Michael Rothstein, ESPN Staff Writer 10y

Schwartz explains using Riddick over Bush

ALLEN PARK, Mich. -- The timing seemed odd for Theo Riddick. He had barely been used on offense this season, a sixth-round pick relegated mostly to special teams his rookie season.

Yet with his team trailing and needing big plays to try and come back against Pittsburgh on Sunday, Detroit went not with running back Reggie Bush -- the guy they signed specifically for his big-play capability -- but Riddick, who has barely played in that situation.

“It was just a couple plays,” Schwartz said Monday. “We didn’t have Joique (Bell) at that time, he had gone out of the game and Reggie had been taking a lot of reps and wanted to take a little bit of that load off of him, wasn’t more than anything there.

“Riddick has a role. We have personnel packages for him. We never really, really since the preseason, he’s really never got involved once the games come around and that’s something we’re looking to do because he’s a good player and he can make some plays for us.”

But to use him there was a bit interesting. Bush’s workload wasn’t anything different than in prior weeks. Bush had 42 snaps Sunday (58 percent of the plays), the fourth-lowest full game snap count for Bush this season. In back-to-back-to-back weeks in October, he played 50 snaps against Cleveland, 55 against Cincinnati and then a season-high 64 against Dallas.

The past two weeks, though, his snaps have diminished. He played 39 against Chicago and then 42 on Sunday. His 12 carries were also the fewest he’s had in a full, healthy game this season.

Also, Bush said he was healthy enough to play at the end and Bush said he felt he wasn’t on the field for the final plays of the game because he fumbled in the first half, not because of rest.

“Probably because I fumbled the ball. Turned the ball over, you know, that’s what happens,” Bush said. “I’ve been in this league long enough to know that. So there’s nobody to blame but myself.”

Bush said it is up to the coaches whether he would be on the field in late, critical situations like the one Sunday against Pittsburgh.

On Monday, Schwartz said Bush wasn’t being punished when he sat at the end of the game.

“That was early in the game,” Schwartz said. “We weren’t all of a sudden going to pull him out late in a game on that one. Theo’s got some good ability in the pass game. He didn’t show it in this one, he dropped the ball that was thrown to him and he looked funny out there with a clean uniform on when everybody else was out there.

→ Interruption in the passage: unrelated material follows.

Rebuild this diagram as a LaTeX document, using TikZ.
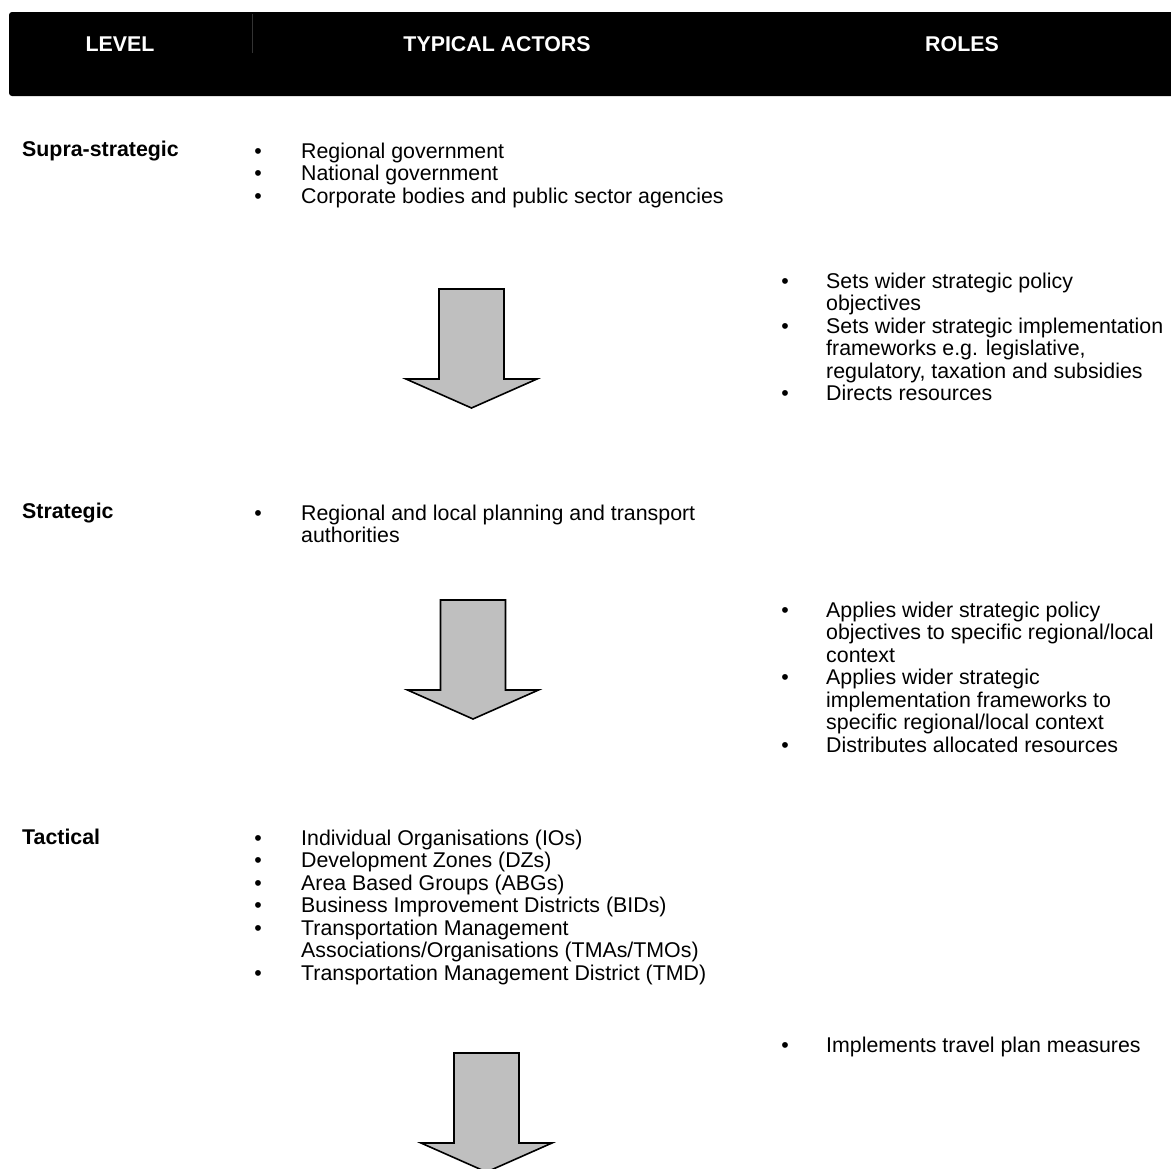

“But that had nothing to do with that. That being said, we do need to do a better job protecting the ball.”

Ball security has been an issue for Bush this season. He has now lost fumbles in two of the past three games and almost lost a third fumble, but the Lions were able to run a quick play before Pittsburgh could challenge the call.

Bush had an overall rough game Sunday, gaining a season-low 54 total yards -- including 31 yards rushing (a season-low for him in a full game) and 23 yards receiving.

“Yeah, just, rough day,” Bush said. “Just got to find a way to bounce back. Be better and find a way to get a win next week.

“Championship teams don’t stack losses. You know, they stack wins. So, obviously, this one stings and we know we should have come out with the win (Sunday) but we didn’t execute and turn the ball over, starting with myself. So we have to find a way to get better and be better.”